The lackluster experience of early pedestrian tasks soon gave way to players learning the ins and outs of their characters and their abilities and bringing those skills to all the missions available in Destiny’s universe. When it debuted, trial and error were the only ways to figure out that a daily bounty would reward you for a particular style of play or that the competitive online Crucible matches gave you an alternate way of boosting your stats, weapons and armor. Completing a weekly Strike mission could earn you rare loot to enhance your player if you were diligent enough to learn its importance. This depth was present from the get-go but the game refused to explain how to use it. Bungie left all that to the internet and the internet did its thing.

No part of Destiny better exemplifies this dynamic than “The Raid.” Six strangers go in and, four hours later, a band of brothers comes out. The mission type is reserved for only the highest ranked players (you’ll get smoked immediately if you’re underpowered) and, even then, it’s not for the faint of thumb. It is a multi-part mission that requires patience, teamwork, technique and –  at least before the wikis and guides went up – a willingness to fail.

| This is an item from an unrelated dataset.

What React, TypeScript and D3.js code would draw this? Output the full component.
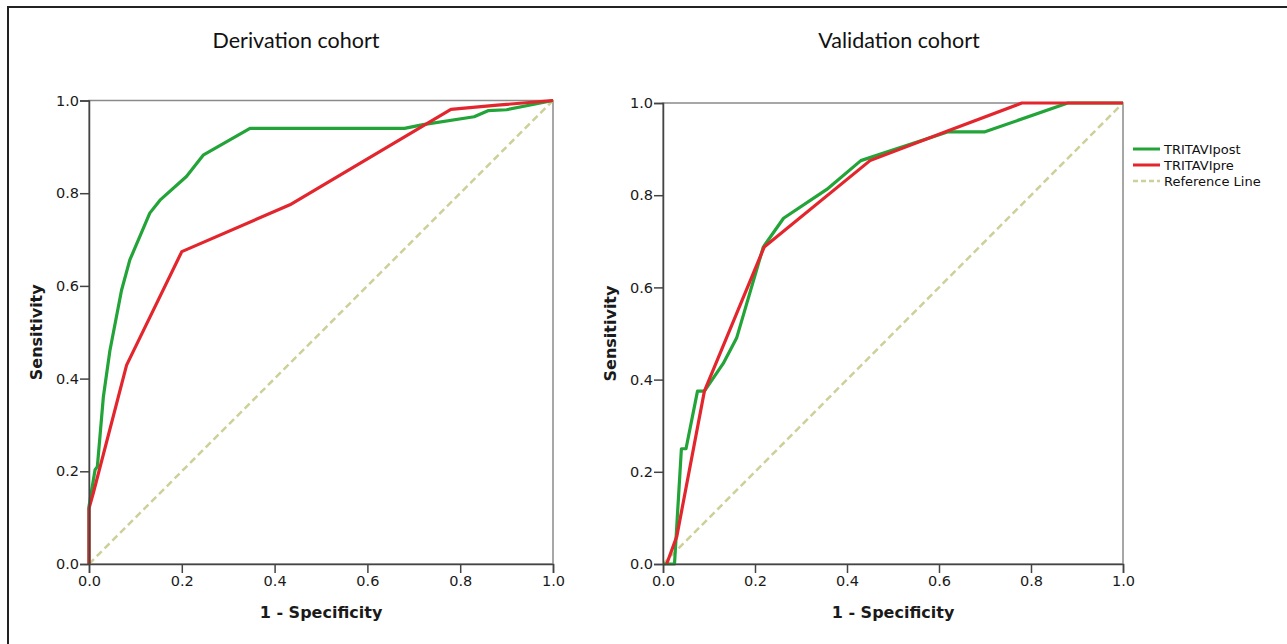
import React, { useEffect, useRef } from "react";
import * as d3 from "d3";

// ROC curve points (x = 1 - specificity, y = sensitivity)
const derivPostFpr = [0, 0, 0.013, 0.018, 0.031, 0.045, 0.07, 0.088, 0.131, 0.153, 0.21, 0.246, 0.347, 0.68, 0.72, 0.83, 0.86, 0.9, 1];
const derivPostSens = [0, 0.124, 0.203, 0.21, 0.361, 0.46, 0.59, 0.656, 0.757, 0.785, 0.836, 0.882, 0.94, 0.94, 0.948, 0.965, 0.978, 0.98, 1];
const derivPreFpr = [0, 0, 0.009, 0.081, 0.2, 0.433, 0.78, 0.88, 1];
const derivPreSens = [0, 0.12, 0.152, 0.429, 0.674, 0.775, 0.981, 0.99, 1];

const validPostFpr = [0, 0.025, 0.04, 0.05, 0.075, 0.09, 0.131, 0.16, 0.218, 0.262, 0.356, 0.43, 0.62, 0.7, 0.88, 1];
const validPostSens = [0, 0, 0.25, 0.25, 0.375, 0.375, 0.435, 0.49, 0.6875, 0.75, 0.8125, 0.875, 0.9375, 0.9375, 1, 1];
const validPreFpr = [0.008, 0.03, 0.09, 0.22, 0.45, 0.62, 0.78, 1];
const validPreSens = [0, 0.06, 0.375, 0.6875, 0.875, 0.94, 1, 1];

const refLine = [0, 1];
const ticks = [0, 0.2, 0.4, 0.6, 0.8, 1.0];
const seriesNames = ["TRITAVIpost", "TRITAVIpre", "Reference Line"];

const GREEN = "#22a438";
const RED = "#e3262d";
const REF = "#cdd098";

const zip = (xs: number[], ys: number[]) => xs.map((x, i) => [x, ys[i]] as [number, number]);

const Panel = ({ title, box, post, pre }) => {
  const xAxisRef = useRef(null);
  const yAxisRef = useRef(null);
  const { left, right, top, bottom } = box;

  const x = d3.scaleLinear().domain([0, 1]).range([left, right]);
  const y = d3.scaleLinear().domain([0, 1]).range([bottom, top]);
  const line = d3.line<[number, number]>().x(d => x(d[0])).y(d => y(d[1]));

  useEffect(() => {
    const fmt = d3.format(".1f");
    const gx = d3.select(xAxisRef.current);
    gx.selectAll("*").remove();
    gx.call(d3.axisBottom(x).tickValues(ticks).tickFormat(fmt).tickSize(9).tickPadding(3));
    const gy = d3.select(yAxisRef.current);
    gy.selectAll("*").remove();
    gy.call(d3.axisLeft(y).tickValues(ticks).tickFormat(fmt).tickSize(9).tickPadding(1));
    [gx, gy].forEach(g => {
      g.select(".domain").attr("stroke", "#444").attr("stroke-width", 1.5);
      g.selectAll(".tick line").attr("stroke", "#444").attr("stroke-width", 1.5);
      g.selectAll("text")
        .attr("fill", "#1a1a1a")
        .style("font-family", "'DejaVu Sans', sans-serif")
        .style("font-size", "14.5px");
    });
  });

  const cx = (left + right) / 2;
  const cy = (top + bottom) / 2;

  return (
    <g>
      <text x={title.x} y={48} textAnchor="middle" fontFamily="Lato, 'Open Sans', sans-serif" fontSize={21.5} fill="#111">
        {title.text}
      </text>
      <rect x={left} y={top} width={right - left} height={bottom - top} fill="none" stroke="#8a8a8a" strokeWidth={1.5} />
      <path
        d={line(zip(refLine, refLine))}
        fill="none"
        stroke={REF}
        strokeWidth={2.5}
        strokeDasharray="7,4"
      />
      <path d={line(post)} fill="none" stroke={GREEN} strokeWidth={3.2} strokeLinejoin="round" />
      <path d={line(pre)} fill="none" stroke={RED} strokeWidth={3.2} strokeLinejoin="round" />
      <g ref={xAxisRef} transform={`translate(0,${bottom})`} />
      <g ref={yAxisRef} transform={`translate(${left},0)`} />
      <text x={cx} y={618} textAnchor="middle" fontFamily="'DejaVu Sans', sans-serif" fontWeight="bold" fontSize={16} fill="#1a1a1a">
        1 - Specificity
      </text>
      <text
        transform={`translate(${left - 47},${cy}) rotate(-90)`}
        textAnchor="middle"
        fontFamily="'DejaVu Sans', sans-serif"
        fontWeight="bold"
        fontSize={16}
        fill="#1a1a1a"
      >
        Sensitivity
      </text>
    </g>
  );
};

const Legend = ({ x0, y0 }) => {
  const colors = [GREEN, RED, REF];
  return (
    <g>
      {seriesNames.map((name, i) => (
        <g key={name} transform={`translate(${x0},${y0 + i * 16})`}>
          <line
            x1={0}
            x2={27}
            y1={0}
            y2={0}
            stroke={colors[i]}
            strokeWidth={i === 2 ? 2.5 : 3}
            strokeDasharray={i === 2 ? "5,3" : undefined}
          />
          <text x={31} y={0} dy="0.35em" fontFamily="'DejaVu Sans', sans-serif" fontSize={13} fill="#111">
            {name}
          </text>
        </g>
      ))}
    </g>
  );
};

export default function App() {
  return (
    <svg width={1287} height={644} style={{ position: "absolute", left: 0, top: 0, background: "#fff" }}>
      <rect x={0} y={0} width={1287} height={644} fill="#fff" />
      <rect x={8} y={7} width={1290} height={650} fill="none" stroke="#222" strokeWidth={2} />
      <Panel
        title={{ text: "Derivation cohort", x: 296 }}
        box={{ left: 89, right: 553, top: 100.5, bottom: 564 }}
        post={zip(derivPostFpr, derivPostSens)}
        pre={zip(derivPreFpr, derivPreSens)}
      />
      <Panel
        title={{ text: "Validation cohort", x: 899 }}
        box={{ left: 663, right: 1123, top: 103, bottom: 564 }}
        post={zip(validPostFpr, validPostSens)}
        pre={zip(validPreFpr, validPreSens)}
      />
      <Legend x0={1133} y0={149} />
    </svg>
  );
}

In every sense of the word, you had to earn victory over The Raid, first by understanding it and then by executing it with your team.

Their first expansion to Destiny, a DLC pack called “The Dark Below” that launched this week, includes an all-new Raid which took the first intrepid pioneers over eight hours to solve. Bungie is still fine-tuning some of the results of the expansion but that’s just a testament to the unique newness of the bleeding edge of gaming where a mob of gamers rush to trounce on paths laid out by Bungie mere weeks before. One thing is certain; as long as Bungie continues to create brain-twisting missions, gamers will attempt to solve them. The formula has been so successful – 3.2 million people log in every day – that we expect it to become an industry norm. Only Bungie outdoes Bungie.